Record high annual temperatures were reported in 2022 in western Europe, the western Mediterranean, parts of central and eastern Asia and New Zealand. Record heat was also recorded "over large areas of the north and southwest Pacific [ocean]", the report found.

Temperatures have reached record highs over recent years despite a "triple-dip" La Nina weather event which has recurred in the past three years. La Nina is typically linked to a temporary reduction in global mean temperature, while El Nino is associated with higher temperatures. The US' National Oceanic and Atmospheric Administration anticipates an El Nino event developing as soon as May.
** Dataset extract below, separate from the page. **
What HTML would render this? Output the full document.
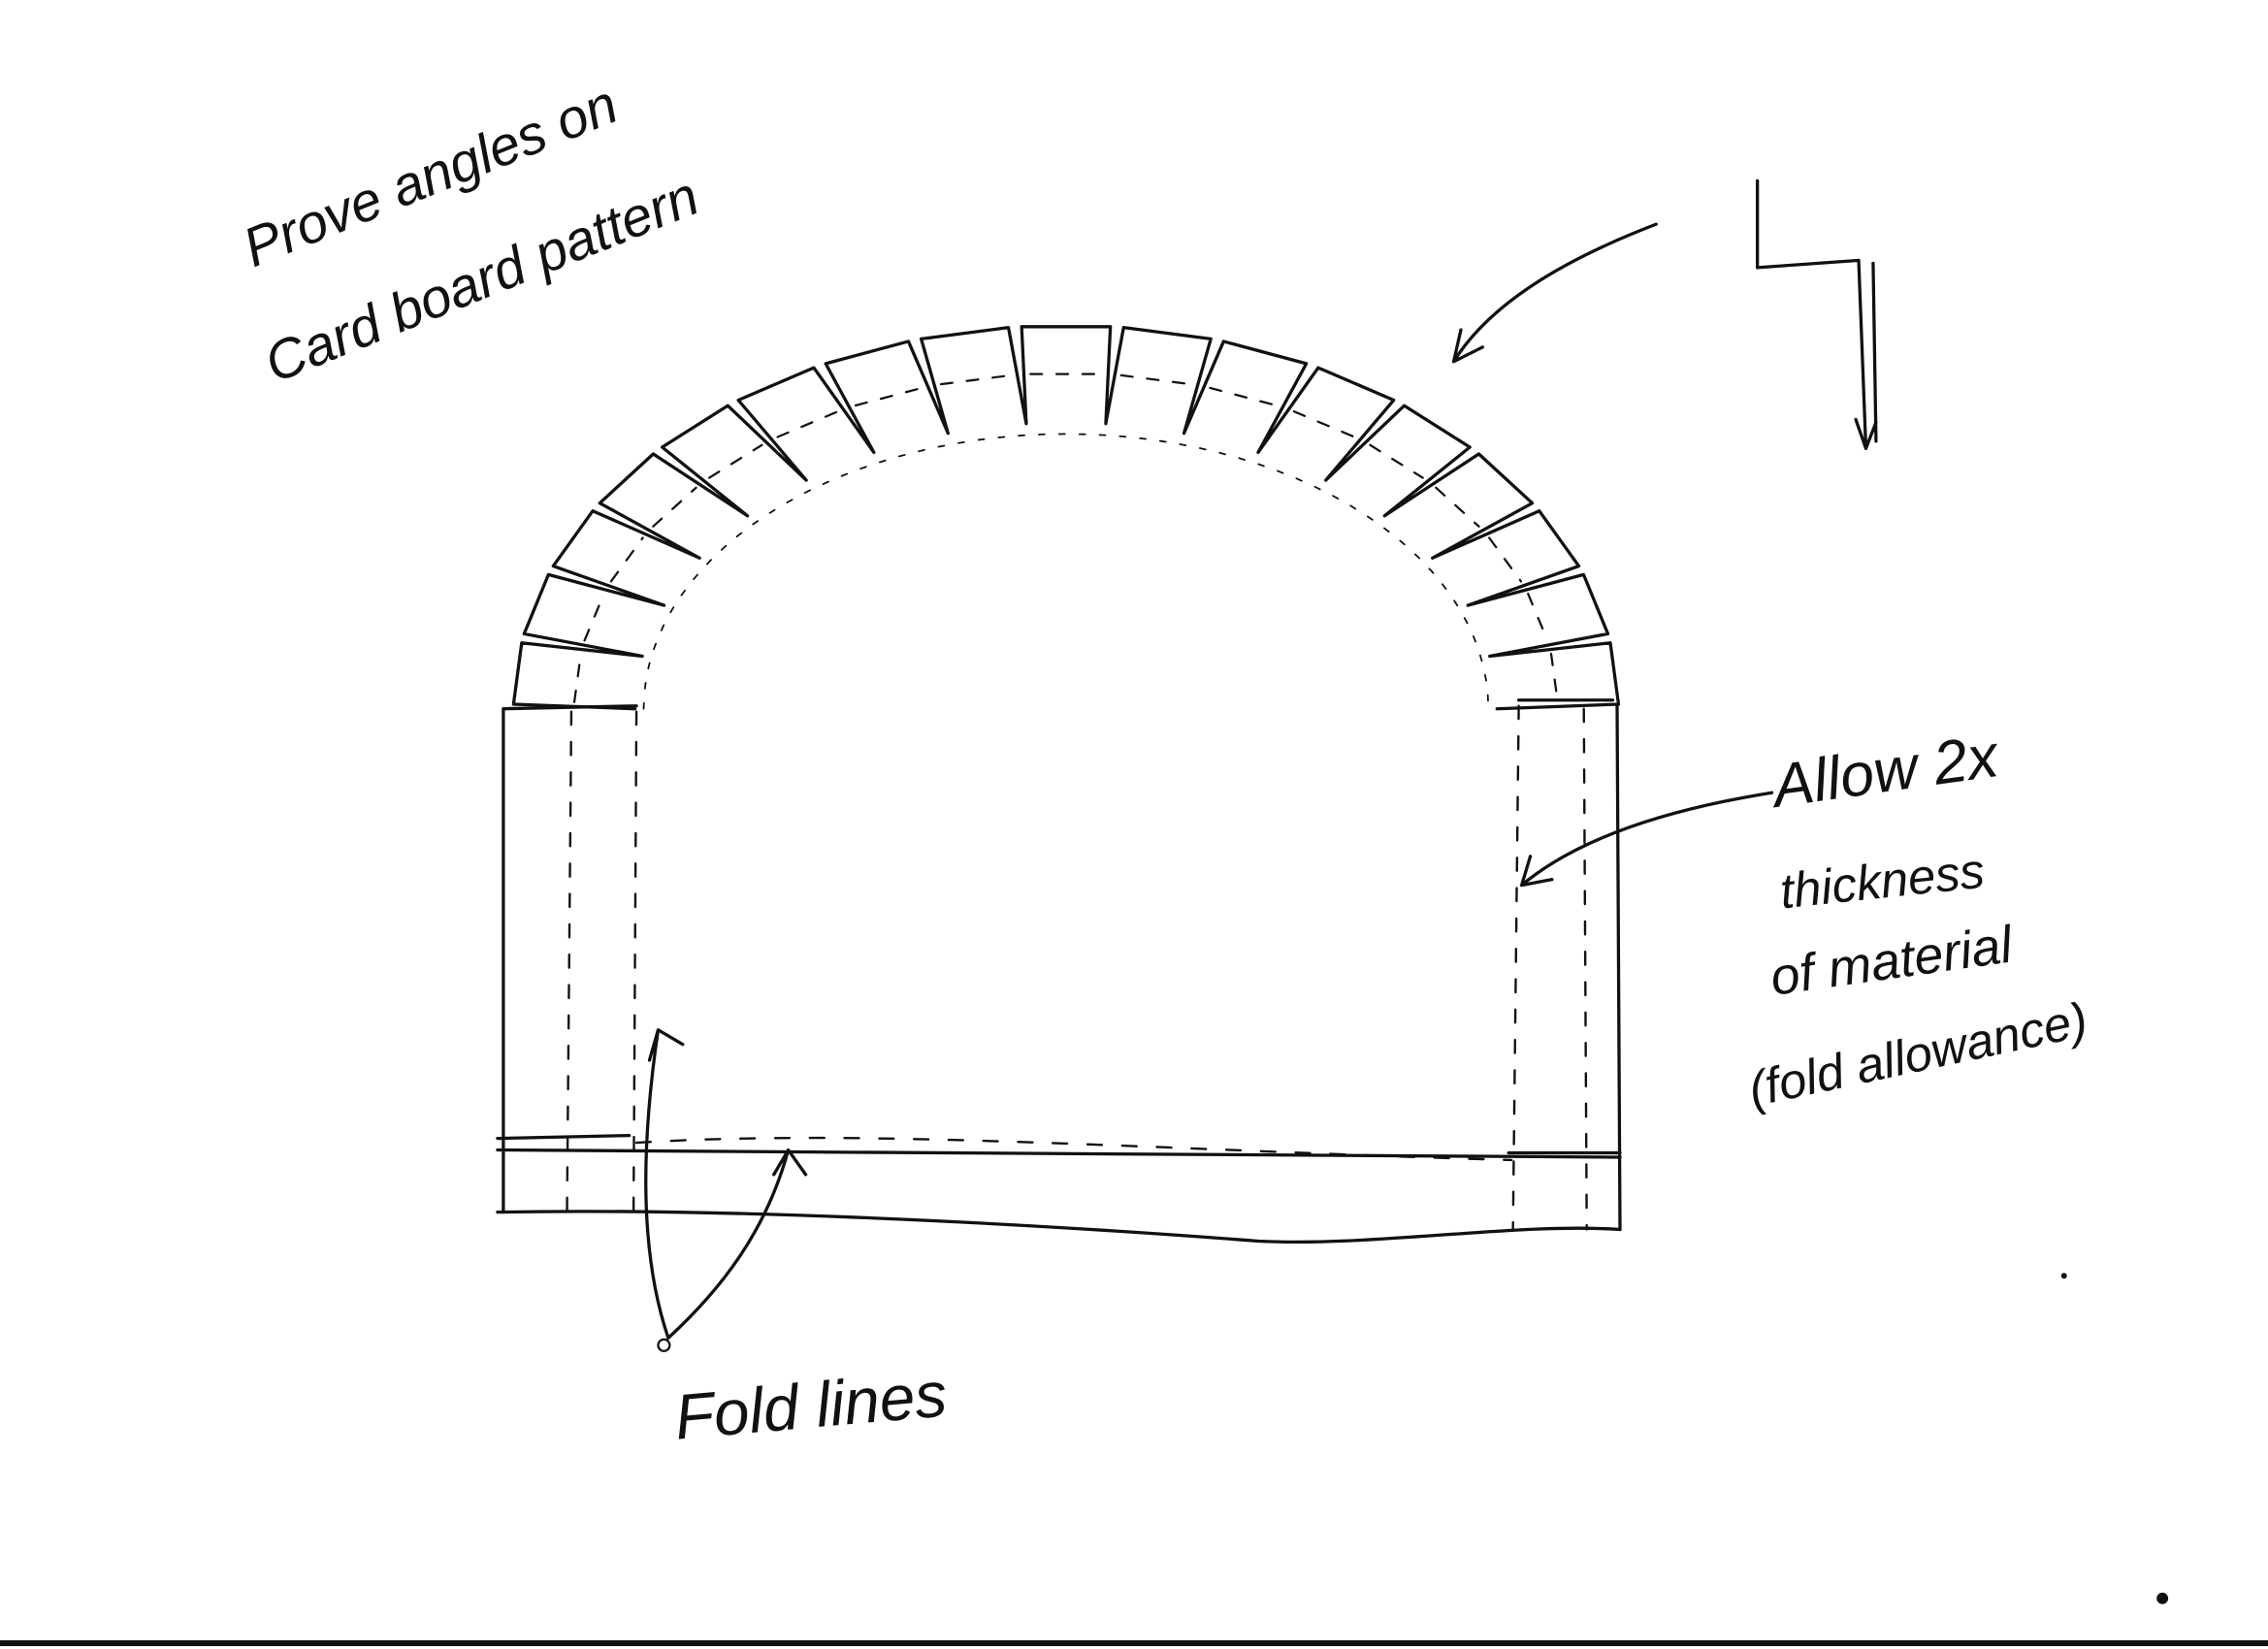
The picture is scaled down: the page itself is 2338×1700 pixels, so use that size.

Concentrations of GHGs CO2, methane and nitrous oxide all reached new highs in 2021, while the annual increase in methane from 2020-21 was the largest on record, the WMO said. Real-time data show that levels of the GHGs continued to rise in 2022, it added. The organisation is "preparing a new scheme for monitoring the sinks and sources" of key GHGs, based on ground and satellite measurements, WMO secretary general Professor Petteri Taalas said.

Rise in sea levels accelerates

The upper 2,000m of the ocean continued to warm in 2022 and "it is expected that it will continue to warm in the future, causing changes that are irreversible on centennial to millennial time scales", the WMO said. Global mean sea levels continued to rise last year and the rate has doubled between the first decade of the record — 1993-2002 — and the most recent, 2013-2022.

The WMO recorded a list of destructive climate-related events over the past year. These include drought in east Africa, which has left around 37mn people in acute food insecurity, extensive flooding in Pakistan which affected 33mn people and left 8mn displaced, and record-breaking heatwaves in China and Europe. The latter was responsible for more than 15,000 excess deaths in Spain, Germany, the UK, France and Portugal, the WMO said.

The destructive and unavoidable effects of global warming, known as loss and damage, dominated the agenda at last year's UN Cop 27 climate summit, leading to the agreement to establish a dedicated loss and damage fund.